Written task:
Exactly the lines from the start of the data below through the line that contains "gait_x = np.linspace(0, 100, 41)" are to be copied, with pictures left out.

◇ ◇ ◇ ◇ ◇

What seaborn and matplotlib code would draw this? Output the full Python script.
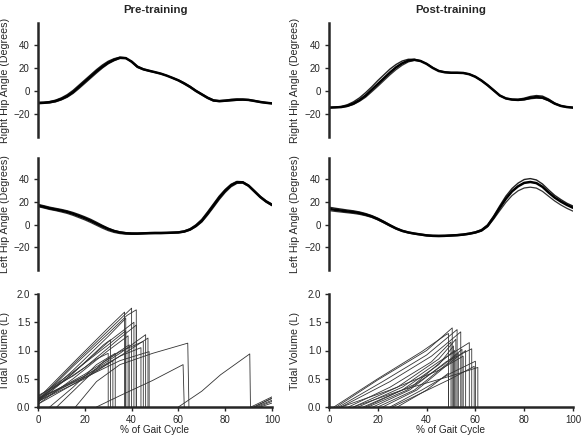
import numpy as np
import pandas as pd
import matplotlib
matplotlib.use("Agg")
import matplotlib.pyplot as plt
import seaborn as sns

# ---------------- data ----------------
gait_x = np.linspace(0, 100, 41)  # % of gait cycle, step 2.5

pre_right = [
    [-10.5,-10.3,-9.8,-8.8,-7,-4.5,-1,3.5,8,12.5,17,21,24.5,27,28.8,28.5,25.5,21,18.8,17.5,16.3,15,13.3,11.3,9.2,6.5,3.5,0,-3,-6,-8.3,-8.8,-8.5,-8,-7.6,-7.5,-7.8,-8.7,-9.6,-10.3,-10.8],
    [-10,-9.8,-9.2,-8,-6,-3.2,0.5,5,9.5,14,18.5,22.5,25.8,28,29.3,28.8,25,20.5,18.5,17.2,16,14.8,13.2,11.5,9.5,7,4,0.5,-2.5,-5.5,-7.8,-8.5,-8,-7.3,-7,-7.2,-7.5,-8.3,-9.3,-10,-10.5],
    [-11,-10.8,-10.4,-9.5,-7.8,-5.5,-2.2,2,6.5,11,15.5,19.8,23.5,26.2,28.2,28.2,25.8,21.5,19.2,17.8,16.5,15.2,13.5,11,8.8,6,3,-0.5,-3.5,-6.5,-8.8,-9.3,-9,-8.5,-8.2,-8,-8.2,-9,-10,-10.7,-11.2],
]
post_right = [
    [-14.5,-14.3,-14,-13,-11,-8,-4,1,6,11,16,20.5,24,26.3,27,26,23.5,20,17.3,16.2,15.8,15.8,15.6,14.5,12.3,9,5,0.5,-4,-6.5,-7.5,-7.8,-7.2,-6,-5.3,-5.8,-8,-11,-13,-14,-14.5],
    [-14.3,-14,-13.5,-12,-9.5,-6,-1.5,3.5,9,14,19,23,26,27.5,27.5,26.2,23.5,20,17.5,16.5,16,16,15.8,14.7,12.5,9.2,5.2,0.8,-3.8,-6.3,-7.2,-7.2,-6.3,-4.8,-4,-4.5,-7,-10.5,-12.8,-13.8,-14.3],
    [-14.5,-14.4,-14.2,-13.4,-11.8,-9,-5.5,-0.8,4,9,14,18.5,22.3,25.2,26.6,26,23.8,20.3,17.3,16,15.5,15.5,15.4,14.3,12,8.7,4.7,0.2,-4.2,-6.8,-7.8,-8.2,-7.8,-6.8,-6.3,-6.5,-8.5,-11.3,-13.3,-14.2,-14.7],
]
pre_left = [
    [17,15.8,14.5,13.5,12.5,11.3,9.7,7.8,5.8,3.5,1,-1.5,-3.8,-5.6,-6.8,-7.5,-7.8,-7.8,-7.6,-7.4,-7.3,-7.3,-7.2,-7,-6.8,-6,-4.2,-1,3.5,10,17,24,30,34.8,37.5,37.5,34.5,29.5,24.5,20.5,17.5],
    [18,16.8,15.5,14.5,13.5,12.3,10.8,9,7,4.8,2.2,-0.5,-3,-5,-6.3,-7,-7.3,-7.4,-7.2,-7,-6.9,-6.9,-6.8,-6.6,-6.3,-5.4,-3.5,0,4.8,11.5,18.5,25.5,31.2,35.8,38.3,38,35,30.2,25.2,21.2,18.3],
    [16,14.8,13.5,12.5,11.3,10,8.3,6.3,4.3,2,-0.5,-3,-5.2,-6.8,-7.8,-8.3,-8.5,-8.4,-8.1,-7.9,-7.8,-7.8,-7.6,-7.4,-7.2,-6.5,-4.8,-1.8,2.3,8.5,15.3,22.3,28.5,33.5,36.5,36.8,34,29,24,20,16.8],
]
post_left = [
    [14,13.2,12.5,11.8,11.2,10.3,9,7.3,5,2.3,-0.6,-3.3,-5.4,-6.8,-7.8,-8.6,-9.4,-9.8,-9.9,-9.8,-9.5,-9.2,-8.7,-7.9,-6.8,-5,-1,6.5,15,23,29.5,34,37,37.8,36.8,33.5,28.5,24,20.5,17.5,15],
    [15.5,14.6,13.8,13,12.3,11.3,9.9,8.1,5.8,3,0,-2.8,-5,-6.5,-7.5,-8.3,-9,-9.4,-9.5,-9.4,-9.1,-8.8,-8.3,-7.5,-6.3,-4.3,0,7.8,16.8,25.3,32,36.8,40,40.8,39.6,36,30.8,26,22.3,19,16.5],
    [12.5,11.8,11.2,10.6,10,9.2,8,6.5,4.3,1.6,-1.2,-3.8,-5.9,-7.3,-8.3,-9.1,-9.9,-10.3,-10.4,-10.3,-10,-9.7,-9.2,-8.4,-7.3,-5.6,-1.8,5,12.5,19.8,25.8,30,32.5,33.2,32.4,29.5,25.2,21,17.5,14.5,12],
]

# tidal volume breaths (x in % gait cycle, volume in L)
pre_tv_x = [
    [0, 15, 30, 37, 37], [0, 15, 30, 40, 40], [0, 15, 30, 38, 42, 42],
    [0, 15, 30, 37.5, 37.5], [0, 15, 30, 41, 41], [0, 20, 35, 42, 42],
    [0, 15, 30, 37.5, 37.5], [0, 15, 30, 38.5, 38.5], [0, 15, 28, 31, 31],
    [0, 20, 35, 46, 46], [0, 20, 35, 47, 47], [0, 20, 35, 45, 45],
    [0, 20, 35, 44, 44], [0, 20, 35, 47.5, 47.5], [0, 15, 28, 32, 32],
    [5, 15, 25, 33, 33], [8, 18, 28, 39, 39], [0, 15, 25, 30, 30],
    [16, 25, 35, 49, 64, 64.5], [25, 35, 49, 62, 62.5], [60, 70, 78, 90.5, 90.8],
    [91, 100], [92, 100], [93, 100], [94, 100], [95, 100], [92.5, 100],
]
pre_tv_v = [
    [0.15, 0.78, 1.4, 1.68, 0], [0.12, 0.75, 1.35, 1.75, 0], [0.10, 0.72, 1.3, 1.62, 1.72, 0],
    [0.10, 0.65, 1.25, 1.57, 0], [0.08, 0.6, 1.15, 1.5, 0], [0.15, 0.7, 1.22, 1.45, 0],
    [0.18, 0.62, 1.1, 1.35, 0], [0.05, 0.5, 1.0, 1.26, 0], [0.12, 0.6, 1.1, 1.19, 0],
    [0.15, 0.55, 0.95, 1.28, 0], [0.10, 0.5, 0.9, 1.22, 0], [0.12, 0.58, 0.98, 1.16, 0],
    [0.10, 0.55, 0.9, 1.05, 0], [0.15, 0.52, 0.82, 0.98, 0], [0.05, 0.4, 0.72, 0.82, 0],
    [0, 0.35, 0.75, 0.95, 0], [0, 0.4, 0.8, 1.1, 0], [0.2, 0.55, 0.85, 0.95, 0],
    [0, 0.45, 0.75, 0.95, 1.13, 0], [0, 0.2, 0.47, 0.75, 0], [0, 0.28, 0.57, 0.94, 0],
    [0, 0.18], [0, 0.15], [0, 0.12], [0, 0.10], [0, 0.07], [0, 0.16],
]
post_tv_x = [
    [2, 20, 38, 48, 49, 49], [3, 20, 40, 50.5, 50.5], [4, 22, 40, 52.5, 52.5],
    [5, 25, 42, 54, 54], [8, 25, 42, 50, 50], [10, 28, 45, 52, 52],
    [12, 30, 45, 57.5, 57.5], [14, 30, 45, 51, 51], [16, 32, 47, 54.5, 54.5],
    [18, 33, 48, 58.5, 58.5], [20, 35, 48, 53, 53], [22, 36, 50, 56, 56],
    [25, 38, 50, 60, 60], [26, 38, 50, 59.5, 59.5], [28, 40, 49, 49],
    [5, 25, 45, 55, 55], [10, 30, 50, 61, 61], [15, 35, 50, 51.5, 51.5],
]
post_tv_v = [
    [0, 0.5, 0.98, 1.28, 1.3, 0], [0, 0.48, 1.0, 1.4, 0], [0, 0.45, 0.92, 1.37, 0],
    [0, 0.45, 0.9, 1.33, 0], [0, 0.35, 0.8, 1.15, 0], [0, 0.35, 0.85, 1.2, 0],
    [0, 0.35, 0.8, 1.14, 0], [0, 0.3, 0.75, 1.08, 0], [0, 0.3, 0.75, 1.02, 0],
    [0, 0.3, 0.8, 1.03, 0], [0, 0.3, 0.75, 0.95, 0], [0, 0.3, 0.8, 1.0, 0],
    [0, 0.3, 0.6, 0.81, 0], [0, 0.25, 0.5, 0.72, 0], [0, 0.3, 0.6, 0],
    [0, 0.3, 0.65, 0.9, 0], [0, 0.3, 0.55, 0.7, 0], [0, 0.4, 0.95, 1.0, 0],
]

titles = ["Pre-training", "Post-training"]
hip_ticks = [-20, 0, 20, 40]
tv_ticks = [0.0, 0.5, 1.0, 1.5, 2.0]
x_ticks = [0, 20, 40, 60, 80, 100]

# ---------------- style ----------------
sns.set_theme(style="ticks")
plt.rcParams["font.family"] = ["Liberation Sans", "DejaVu Sans"]
plt.rcParams["axes.linewidth"] = 1.5

fig = plt.figure(figsize=(5.83, 4.41), dpi=100)
W, H = 583, 441
cols = [(38, 234), (329, 244)]
rows = [(23, 137), (158, 270), (294, 407)]
label_x = [-0.12, -0.119]
hip_styles = [("black", 1.8), ("#222222", 1.0), ("#333333", 0.9)]


def make_ax(c, r):
    l, w = cols[c]
    t, b = rows[r]
    return fig.add_axes([l / W, 1 - b / H, w / W, (b - t) / H])


def tv_df(xs, vs):
    recs = []
    for i, (tx, tv) in enumerate(zip(xs, vs)):
        for k, (xv, yv) in enumerate(zip(tx, tv)):
            recs.append((i, k, xv, yv))
    return pd.DataFrame(recs, columns=["trace", "k", "x", "y"])


hip_sets = [[pre_right, post_right], [pre_left, post_left]]
hip_labels = ["Right Hip Angle (Degrees)", "Left Hip Angle (Degrees)"]
tv_sets = [(pre_tv_x, pre_tv_v), (post_tv_x, post_tv_v)]

for c in range(2):
    for r in range(2):
        ax = make_ax(c, r)
        traces = hip_sets[r][c]
        for i in [1, 2, 0]:
            col, lw = hip_styles[i]
            sns.lineplot(x=gait_x, y=traces[i], color=col, lw=lw, ax=ax,
                         legend=False)
        ax.set_xlim(0, 100)
        ax.set_ylim(-40, 59)
        ax.set_yticks(hip_ticks)
        ax.set_xticks([])
        for s in ["top", "right", "bottom"]:
            ax.spines[s].set_visible(False)
        ax.spines["left"].set_linewidth(1.8)
        ax.tick_params(axis="y", labelsize=7, length=3, width=1, pad=3)
        ax.set_xlabel("")
        ax.set_ylabel(hip_labels[r], fontsize=7.7)
        ax.yaxis.set_label_coords(label_x[c], 0.5)
        if r == 0:
            ax.set_title(titles[c], fontweight="bold", fontsize=8.2, pad=7)

    ax = make_ax(c, 2)
    df = tv_df(*tv_sets[c])
    sns.lineplot(data=df, x="x", y="y", units="trace", estimator=None, sort=False,
                 color="#333333", lw=0.6, ax=ax, legend=False)
    ax.set_xlim(0, 100)
    ax.set_ylim(0, 2.0)
    ax.set_xticks(x_ticks)
    ax.set_yticks(tv_ticks)
    ax.set_yticklabels([f"{v:.1f}" for v in tv_ticks])
    for s in ["top", "right"]:
        ax.spines[s].set_visible(False)
    ax.spines["left"].set_linewidth(1.8)
    ax.spines["bottom"].set_linewidth(1.8)
    ax.tick_params(labelsize=7, length=3, width=1, pad=2.5)
    ax.set_xlabel("% of Gait Cycle", fontsize=7.2, labelpad=0)
    ax.set_ylabel("Tidal Volume (L)", fontsize=7.7)
    ax.yaxis.set_label_coords(label_x[c], 0.5)

fig.savefig("out.png", dpi=100)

◇ ◇ ◇ ◇ ◇

Final answer:
What seaborn and matplotlib code would draw this? Output the full Python script.
import numpy as np
import pandas as pd
import matplotlib
matplotlib.use("Agg")
import matplotlib.pyplot as plt
import seaborn as sns

# ---------------- data ----------------
gait_x = np.linspace(0, 100, 41)  # % of gait cycle, step 2.5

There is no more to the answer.